Several reports on the dangers of misinformation are themselves slightly misleading, a leading fact-checker has said.
The UK-based charity Full Fact has questioned the claim that at least 800 people globally might have died as a result of fake news about the coronavirus.
The figure of 800 comes almost entirely from alcohol poisoning deaths in Iran, which may have happened for other reasons, Full Fact’s conclusion states.
Outlets which covered the claim include the BBC, the Independent and Sun which linked the figure to the myth that drinking methanol acts as a Covid-19 disinfectant (which is untrue).
They describe the findings of a research paper published in the American Journal of Tropical Medicine and Hygiene (AJTMH). Based on this, they say that at least 800 people might have died around the world as a result of coronavirus misinformation.
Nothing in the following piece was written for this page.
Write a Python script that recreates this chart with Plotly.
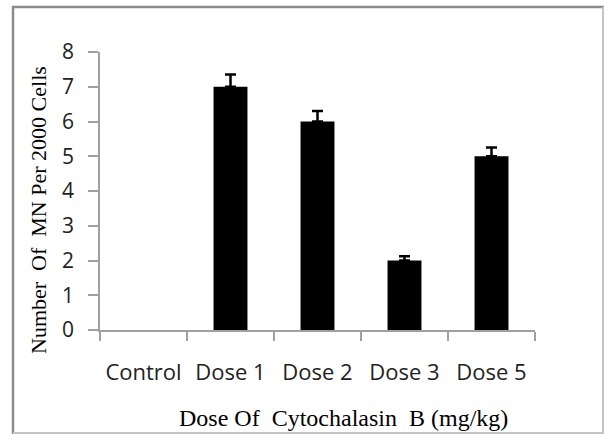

“This is a fair description of one section of the research paper, but the paper itself did not attempt to measure the total number of deaths around the world caused by misinformation about Covid-19,” Full Fact said.
“However, it takes its figures from research which suggests that some of the deaths from methanol poisoning could be the result of Iranians drinking what they believed was ordinary alcohol (ethanol) for pleasure.”
The original report stated, “From our data, it is unclear how many Iranians drank adulterated alcohol for recreational purposes or as gastrointestinal “disinfectant” to prevent—or treat—COVID-19 infection.”
But Full Fact concurred that false information can be “very dangerous”.
They added that if they could measure the motives for every choice behind the pandemic-related advice by governments and ordinary people, then the true number of misinformation deaths could be much higher than 800.